Code that draws figures
▽
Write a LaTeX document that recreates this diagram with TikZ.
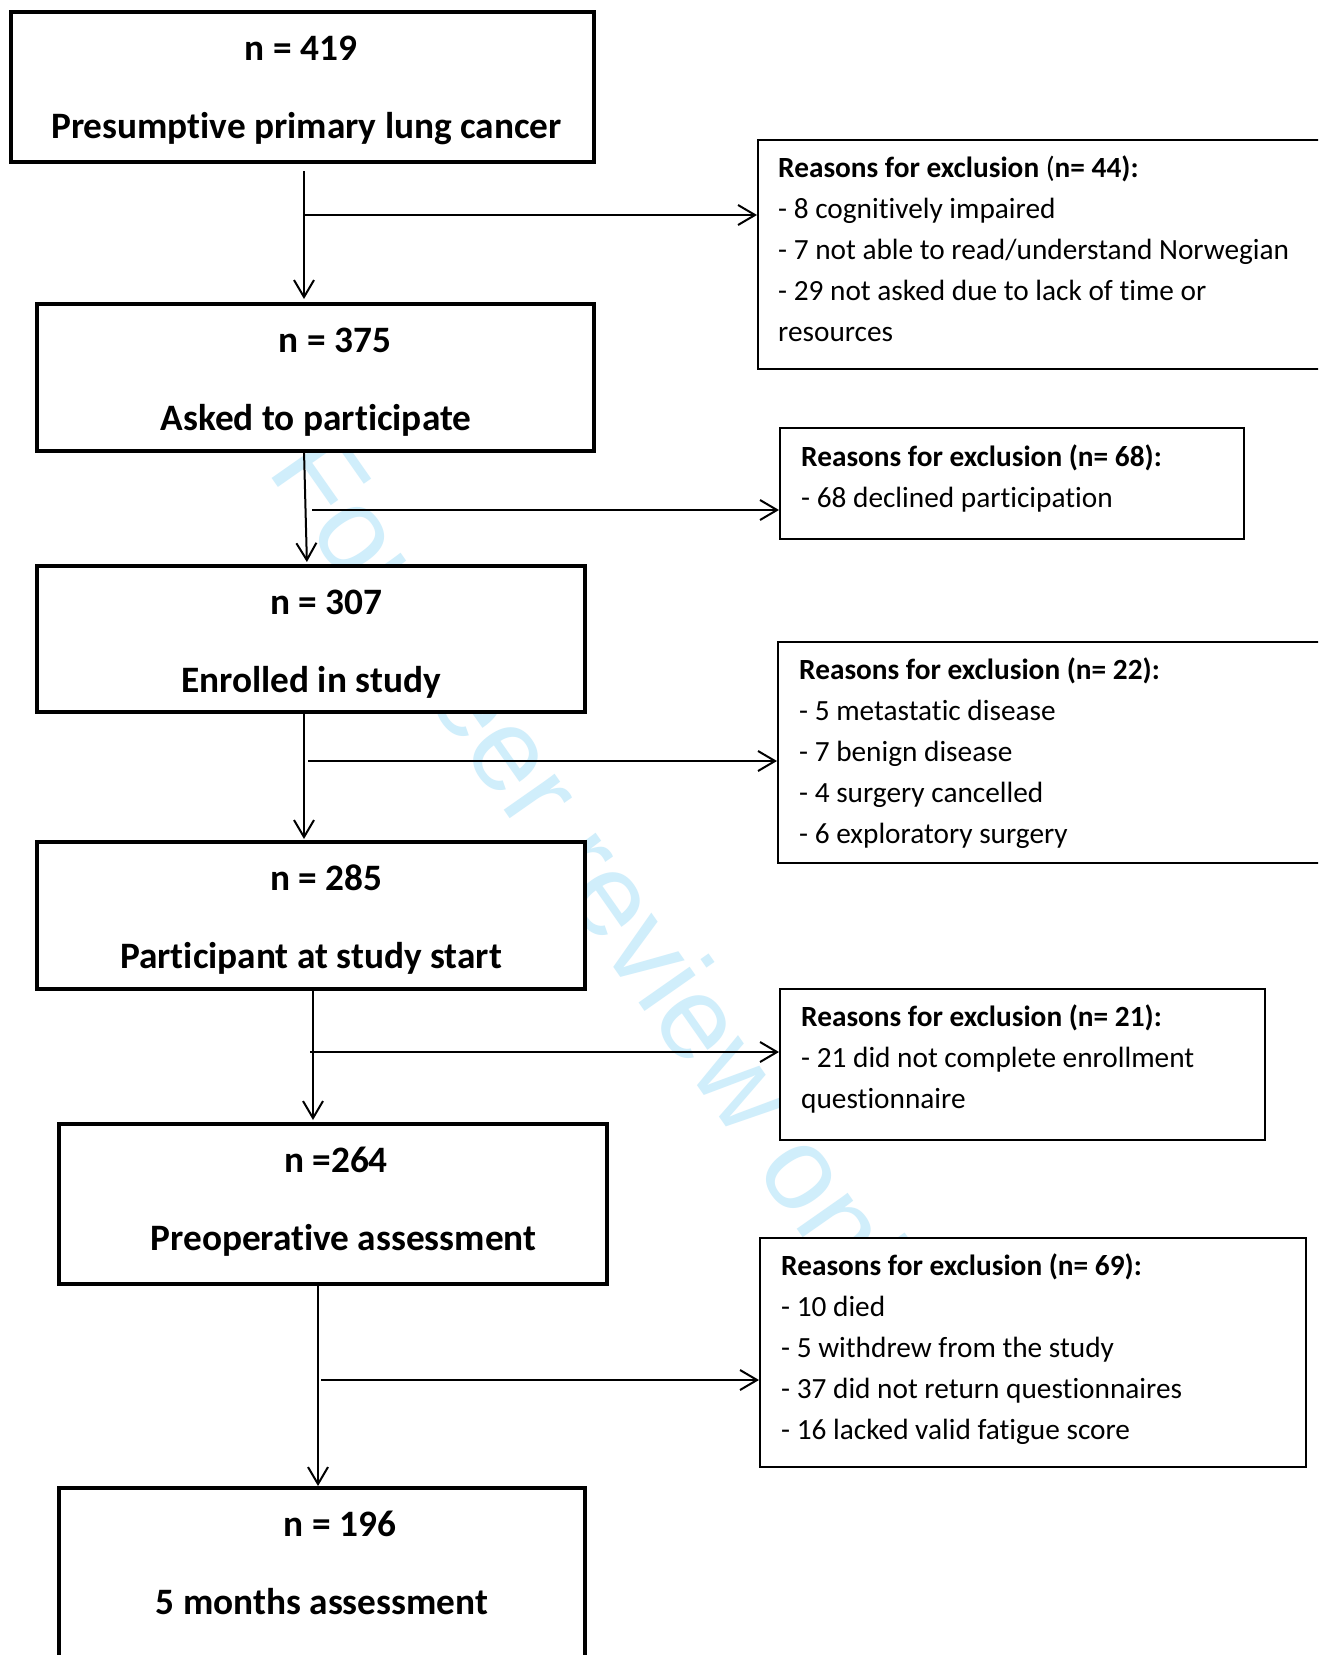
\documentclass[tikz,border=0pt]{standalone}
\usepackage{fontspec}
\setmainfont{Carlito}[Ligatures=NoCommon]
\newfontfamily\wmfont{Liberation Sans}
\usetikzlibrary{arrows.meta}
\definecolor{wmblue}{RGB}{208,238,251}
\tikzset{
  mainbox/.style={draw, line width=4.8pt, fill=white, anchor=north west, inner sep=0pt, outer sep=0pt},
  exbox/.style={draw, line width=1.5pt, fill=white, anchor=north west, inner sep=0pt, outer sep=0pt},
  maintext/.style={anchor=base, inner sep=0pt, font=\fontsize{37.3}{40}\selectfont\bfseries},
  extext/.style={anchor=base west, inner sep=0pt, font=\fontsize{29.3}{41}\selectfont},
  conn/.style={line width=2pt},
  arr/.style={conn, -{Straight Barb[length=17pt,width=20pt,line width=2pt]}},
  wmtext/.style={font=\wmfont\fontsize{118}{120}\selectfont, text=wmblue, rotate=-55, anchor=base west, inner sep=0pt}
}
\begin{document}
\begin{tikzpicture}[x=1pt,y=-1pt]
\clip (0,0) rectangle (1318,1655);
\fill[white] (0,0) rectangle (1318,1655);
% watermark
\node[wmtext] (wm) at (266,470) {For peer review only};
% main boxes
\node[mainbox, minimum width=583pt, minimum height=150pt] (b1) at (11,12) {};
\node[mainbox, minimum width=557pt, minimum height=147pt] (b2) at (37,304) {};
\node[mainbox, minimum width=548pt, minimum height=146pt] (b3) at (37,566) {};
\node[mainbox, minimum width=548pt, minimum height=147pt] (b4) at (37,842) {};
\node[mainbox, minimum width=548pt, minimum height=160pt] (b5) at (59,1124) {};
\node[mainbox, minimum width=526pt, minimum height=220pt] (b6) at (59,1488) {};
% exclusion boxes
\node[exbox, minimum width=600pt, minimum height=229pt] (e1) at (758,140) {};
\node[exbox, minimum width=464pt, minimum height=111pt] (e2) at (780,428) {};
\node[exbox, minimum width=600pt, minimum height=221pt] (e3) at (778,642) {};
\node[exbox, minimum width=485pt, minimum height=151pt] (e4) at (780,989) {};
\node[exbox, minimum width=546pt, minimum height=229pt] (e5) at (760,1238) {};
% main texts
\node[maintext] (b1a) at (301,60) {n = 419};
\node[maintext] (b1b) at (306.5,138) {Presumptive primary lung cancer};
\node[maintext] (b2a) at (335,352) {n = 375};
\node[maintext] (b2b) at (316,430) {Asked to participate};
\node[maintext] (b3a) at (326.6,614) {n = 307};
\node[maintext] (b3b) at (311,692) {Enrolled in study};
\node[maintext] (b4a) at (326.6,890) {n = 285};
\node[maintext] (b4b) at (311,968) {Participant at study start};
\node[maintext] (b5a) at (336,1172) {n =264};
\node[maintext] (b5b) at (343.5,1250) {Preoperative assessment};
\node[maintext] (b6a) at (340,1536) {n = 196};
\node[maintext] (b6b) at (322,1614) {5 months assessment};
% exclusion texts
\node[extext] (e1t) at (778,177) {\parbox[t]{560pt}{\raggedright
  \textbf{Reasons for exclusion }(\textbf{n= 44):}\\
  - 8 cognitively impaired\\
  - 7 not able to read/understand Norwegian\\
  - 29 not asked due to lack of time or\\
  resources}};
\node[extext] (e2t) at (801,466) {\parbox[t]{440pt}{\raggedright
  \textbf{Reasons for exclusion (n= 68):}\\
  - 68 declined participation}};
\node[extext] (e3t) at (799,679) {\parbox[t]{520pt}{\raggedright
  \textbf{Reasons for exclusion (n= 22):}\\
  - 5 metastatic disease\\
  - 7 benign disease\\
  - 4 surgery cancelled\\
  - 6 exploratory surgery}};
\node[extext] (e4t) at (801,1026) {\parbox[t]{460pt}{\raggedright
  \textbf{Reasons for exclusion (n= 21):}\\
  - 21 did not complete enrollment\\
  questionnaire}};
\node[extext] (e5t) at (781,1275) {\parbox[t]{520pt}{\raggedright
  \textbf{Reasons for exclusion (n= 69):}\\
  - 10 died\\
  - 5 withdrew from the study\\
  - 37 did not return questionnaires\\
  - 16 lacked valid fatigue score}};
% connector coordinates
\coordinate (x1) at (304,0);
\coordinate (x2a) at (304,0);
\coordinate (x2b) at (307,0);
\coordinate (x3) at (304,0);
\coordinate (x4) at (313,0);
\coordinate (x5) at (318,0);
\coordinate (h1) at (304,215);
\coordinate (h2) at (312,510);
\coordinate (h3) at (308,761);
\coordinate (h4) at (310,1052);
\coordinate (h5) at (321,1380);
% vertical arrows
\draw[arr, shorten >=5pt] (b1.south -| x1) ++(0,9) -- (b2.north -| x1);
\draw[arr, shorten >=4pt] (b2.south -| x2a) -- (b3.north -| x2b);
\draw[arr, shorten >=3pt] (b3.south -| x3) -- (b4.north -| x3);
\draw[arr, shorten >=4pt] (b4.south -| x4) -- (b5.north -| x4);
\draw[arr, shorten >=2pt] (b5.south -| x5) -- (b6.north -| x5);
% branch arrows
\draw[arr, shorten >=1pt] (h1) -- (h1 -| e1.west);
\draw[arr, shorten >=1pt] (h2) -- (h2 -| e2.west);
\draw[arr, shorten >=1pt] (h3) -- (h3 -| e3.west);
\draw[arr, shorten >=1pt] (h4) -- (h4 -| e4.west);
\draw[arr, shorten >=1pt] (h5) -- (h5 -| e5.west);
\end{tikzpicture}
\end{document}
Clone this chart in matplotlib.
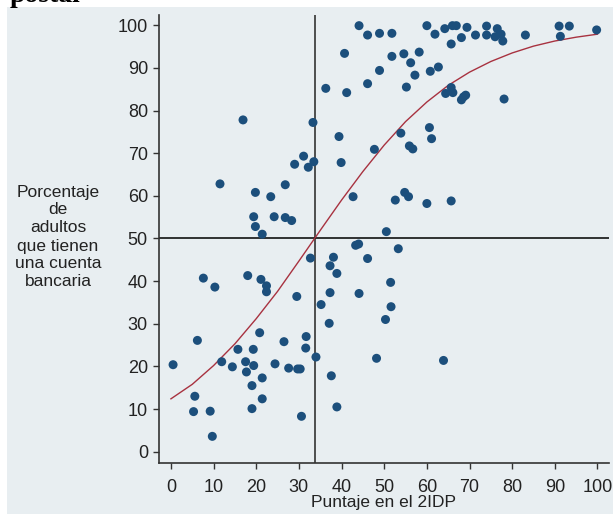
△
▸ **Task requirements**: The records shown above are to be repeated exactly, with the pictures left out.

▸ **Written reply**:
Write a LaTeX document that recreates this diagram with TikZ.
\documentclass[tikz,border=0pt]{standalone}
\usepackage{fontspec}
\setmainfont{Carlito}[Ligatures=NoCommon]
\newfontfamily\wmfont{Liberation Sans}
\usetikzlibrary{arrows.meta}
\definecolor{wmblue}{RGB}{208,238,251}
\tikzset{
  mainbox/.style={draw, line width=4.8pt, fill=white, anchor=north west, inner sep=0pt, outer sep=0pt},
  exbox/.style={draw, line width=1.5pt, fill=white, anchor=north west, inner sep=0pt, outer sep=0pt},
  maintext/.style={anchor=base, inner sep=0pt, font=\fontsize{37.3}{40}\selectfont\bfseries},
  extext/.style={anchor=base west, inner sep=0pt, font=\fontsize{29.3}{41}\selectfont},
  conn/.style={line width=2pt},
  arr/.style={conn, -{Straight Barb[length=17pt,width=20pt,line width=2pt]}},
  wmtext/.style={font=\wmfont\fontsize{118}{120}\selectfont, text=wmblue, rotate=-55, anchor=base west, inner sep=0pt}
}
\begin{document}
\begin{tikzpicture}[x=1pt,y=-1pt]
\clip (0,0) rectangle (1318,1655);
\fill[white] (0,0) rectangle (1318,1655);
% watermark
\node[wmtext] (wm) at (266,470) {For peer review only};
% main boxes
\node[mainbox, minimum width=583pt, minimum height=150pt] (b1) at (11,12) {};
\node[mainbox, minimum width=557pt, minimum height=147pt] (b2) at (37,304) {};
\node[mainbox, minimum width=548pt, minimum height=146pt] (b3) at (37,566) {};
\node[mainbox, minimum width=548pt, minimum height=147pt] (b4) at (37,842) {};
\node[mainbox, minimum width=548pt, minimum height=160pt] (b5) at (59,1124) {};
\node[mainbox, minimum width=526pt, minimum height=220pt] (b6) at (59,1488) {};
% exclusion boxes
\node[exbox, minimum width=600pt, minimum height=229pt] (e1) at (758,140) {};
\node[exbox, minimum width=464pt, minimum height=111pt] (e2) at (780,428) {};
\node[exbox, minimum width=600pt, minimum height=221pt] (e3) at (778,642) {};
\node[exbox, minimum width=485pt, minimum height=151pt] (e4) at (780,989) {};
\node[exbox, minimum width=546pt, minimum height=229pt] (e5) at (760,1238) {};
% main texts
\node[maintext] (b1a) at (301,60) {n = 419};
\node[maintext] (b1b) at (306.5,138) {Presumptive primary lung cancer};
\node[maintext] (b2a) at (335,352) {n = 375};
\node[maintext] (b2b) at (316,430) {Asked to participate};
\node[maintext] (b3a) at (326.6,614) {n = 307};
\node[maintext] (b3b) at (311,692) {Enrolled in study};
\node[maintext] (b4a) at (326.6,890) {n = 285};
\node[maintext] (b4b) at (311,968) {Participant at study start};
\node[maintext] (b5a) at (336,1172) {n =264};
\node[maintext] (b5b) at (343.5,1250) {Preoperative assessment};
\node[maintext] (b6a) at (340,1536) {n = 196};
\node[maintext] (b6b) at (322,1614) {5 months assessment};
% exclusion texts
\node[extext] (e1t) at (778,177) {\parbox[t]{560pt}{\raggedright
  \textbf{Reasons for exclusion }(\textbf{n= 44):}\\
  - 8 cognitively impaired\\
  - 7 not able to read/understand Norwegian\\
  - 29 not asked due to lack of time or\\
  resources}};
\node[extext] (e2t) at (801,466) {\parbox[t]{440pt}{\raggedright
  \textbf{Reasons for exclusion (n= 68):}\\
  - 68 declined participation}};
\node[extext] (e3t) at (799,679) {\parbox[t]{520pt}{\raggedright
  \textbf{Reasons for exclusion (n= 22):}\\
  - 5 metastatic disease\\
  - 7 benign disease\\
  - 4 surgery cancelled\\
  - 6 exploratory surgery}};
\node[extext] (e4t) at (801,1026) {\parbox[t]{460pt}{\raggedright
  \textbf{Reasons for exclusion (n= 21):}\\
  - 21 did not complete enrollment\\
  questionnaire}};
\node[extext] (e5t) at (781,1275) {\parbox[t]{520pt}{\raggedright
  \textbf{Reasons for exclusion (n= 69):}\\
  - 10 died\\
  - 5 withdrew from the study\\
  - 37 did not return questionnaires\\
  - 16 lacked valid fatigue score}};
% connector coordinates
\coordinate (x1) at (304,0);
\coordinate (x2a) at (304,0);
\coordinate (x2b) at (307,0);
\coordinate (x3) at (304,0);
\coordinate (x4) at (313,0);
\coordinate (x5) at (318,0);
\coordinate (h1) at (304,215);
\coordinate (h2) at (312,510);
\coordinate (h3) at (308,761);
\coordinate (h4) at (310,1052);
\coordinate (h5) at (321,1380);
% vertical arrows
\draw[arr, shorten >=5pt] (b1.south -| x1) ++(0,9) -- (b2.north -| x1);
\draw[arr, shorten >=4pt] (b2.south -| x2a) -- (b3.north -| x2b);
\draw[arr, shorten >=3pt] (b3.south -| x3) -- (b4.north -| x3);
\draw[arr, shorten >=4pt] (b4.south -| x4) -- (b5.north -| x4);
\draw[arr, shorten >=2pt] (b5.south -| x5) -- (b6.north -| x5);
% branch arrows
\draw[arr, shorten >=1pt] (h1) -- (h1 -| e1.west);
\draw[arr, shorten >=1pt] (h2) -- (h2 -| e2.west);
\draw[arr, shorten >=1pt] (h3) -- (h3 -| e3.west);
\draw[arr, shorten >=1pt] (h4) -- (h4 -| e4.west);
\draw[arr, shorten >=1pt] (h5) -- (h5 -| e5.west);
\end{tikzpicture}
\end{document}
Clone this chart in matplotlib.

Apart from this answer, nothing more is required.